** BEGIN Source material **

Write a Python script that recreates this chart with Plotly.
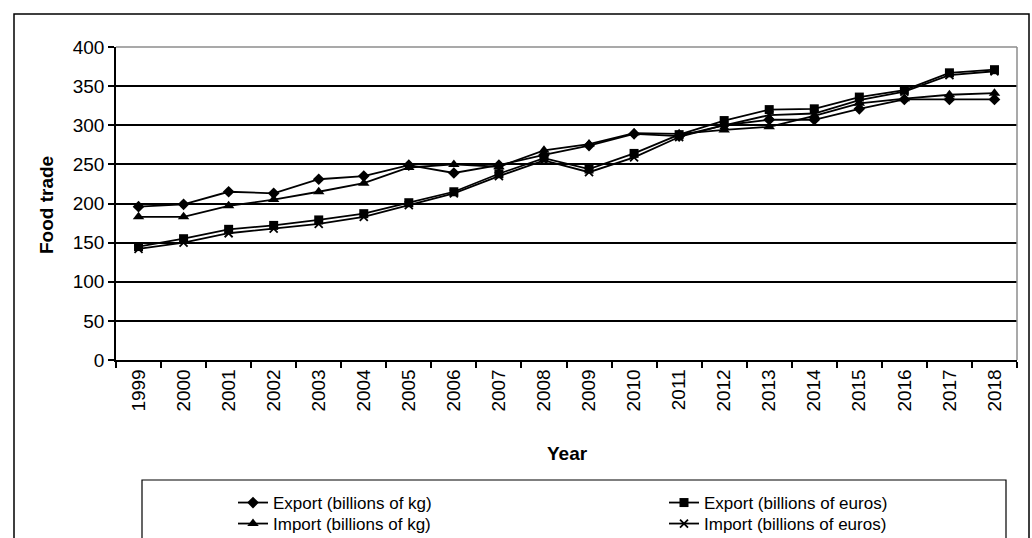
import plotly.graph_objects as go

# ---------------- data ----------------
years = ["1999", "2000", "2001", "2002", "2003", "2004", "2005", "2006", "2007", "2008",
         "2009", "2010", "2011", "2012", "2013", "2014", "2015", "2016", "2017", "2018"]

export_kg = [196, 199, 215, 213, 231, 235, 249, 239, 249, 262,
             274, 289, 286, 300, 307, 307, 321, 333, 333, 333]
export_eur = [145, 155, 167, 172, 179, 187, 201, 215, 238, 258,
              244, 264, 288, 306, 320, 321, 336, 345, 367, 371]
import_kg = [183, 183, 197, 205, 215, 226, 246, 250, 247, 268,
             276, 290, 289, 294, 298, 312, 328, 334, 339, 341]
import_eur = [142, 150, 162, 168, 174, 183, 198, 213, 235, 255,
              240, 259, 285, 300, 313, 315, 332, 343, 364, 369]

series_names = ["Export (billions of kg)", "Export (billions of euros)",
                "Import (billions of kg)", "Import (billions of euros)"]

y_ticks = [0, 50, 100, 150, 200, 250, 300, 350, 400]

# ---------------- layout geometry ----------------
W, H = 1032, 538
ML, MR, MT, MB = 116, 15, 47, 178
PW, PH = W - ML - MR, H - MT - MB
FONT = "Liberation Sans, Arial, sans-serif"


def px(x):
    return (x - ML) / PW


def py(y):
    return (H - MB - y) / PH


fig = go.Figure()

styles = [
    dict(symbol="diamond", size=9),
    dict(symbol="square", size=9),
    dict(symbol="triangle-up", size=10),
    dict(symbol="x-thin", size=8, line=dict(width=1.8, color="black")),
]
values = [export_kg, export_eur, import_kg, import_eur]
legend_ids = ["legend", "legend2", "legend3", "legend4"]

for name, vals, st, lg in zip(series_names, values, styles, legend_ids):
    fig.add_trace(go.Scatter(
        x=years, y=vals, name=name, mode="lines+markers",
        line=dict(color="black", width=1.8),
        marker=dict(color="black", **st),
        legend=lg,
    ))

leg_common = dict(xanchor="left", yanchor="middle", bgcolor="rgba(0,0,0,0)",
                  borderwidth=0, font=dict(family=FONT, size=17, color="black"))

shapes = [
    # outer frame
    dict(type="rect", xref="paper", yref="paper", x0=px(14), x1=px(1029), y0=py(570), y1=py(14),
         line=dict(color="black", width=1.5)),
    # plot area top & right border (grey)
    dict(type="line", xref="paper", yref="paper", x0=0, x1=1, y0=1, y1=1,
         line=dict(color="#8c8c8c", width=1.5)),
    dict(type="line", xref="paper", yref="paper", x0=1, x1=1, y0=0, y1=1,
         line=dict(color="#8c8c8c", width=1.5)),
    # legend frame
    dict(type="rect", xref="paper", yref="paper", x0=px(142), x1=px(1006), y0=py(570), y1=py(480),
         line=dict(color="black", width=1.2)),
]

fig.update_layout(
    width=W, height=H,
    margin=dict(l=ML, r=MR, t=MT, b=MB, autoexpand=False),
    paper_bgcolor="white", plot_bgcolor="white",
    font=dict(family=FONT, size=19, color="black"),
    showlegend=True,
    legend=dict(x=px(233), y=py(503), **leg_common),
    legend2=dict(x=px(664), y=py(503), **leg_common),
    legend3=dict(x=px(233), y=py(524), **leg_common),
    legend4=dict(x=px(664), y=py(524), **leg_common),
    xaxis=dict(
        type="category", categoryarray=years, range=[-0.5, len(years) - 0.5],
        showline=True, linecolor="black", linewidth=1.5,
        ticks="outside", tickson="boundaries", ticklen=6, tickcolor="black", tickwidth=1.5,
        tickangle=-90, showgrid=False,
        tickfont=dict(family=FONT, size=19, color="black"),
    ),
    yaxis=dict(
        range=[0, 400], tickvals=y_ticks,
        showline=True, linecolor="black", linewidth=1.5,
        ticks="outside", ticklen=6, tickcolor="black", tickwidth=1.5,
        showgrid=True, gridcolor="black", gridwidth=1.5, zeroline=False,
        tickfont=dict(family=FONT, size=19, color="black"),
    ),
    shapes=shapes,
    annotations=[
        dict(text="<b>Food trade</b>", xref="paper", yref="paper", x=px(46), y=py(205),
             textangle=-90, showarrow=False, xanchor="center", yanchor="middle",
             font=dict(family=FONT, size=19, color="black")),
        dict(text="<b>Year</b>", xref="paper", yref="paper", x=px(567), y=py(453),
             showarrow=False, xanchor="center", yanchor="middle",
             font=dict(family=FONT, size=19, color="black")),
    ],
)

fig.write_html("out.html")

** END Source material **

→ Stated goal: Please reproduce the listing exactly from its opening line through the line that contains "import plotly.graph_objects as go", both included, with all pictures omitted.

→ Problem solution:
Write a Python script that recreates this chart with Plotly.
import plotly.graph_objects as go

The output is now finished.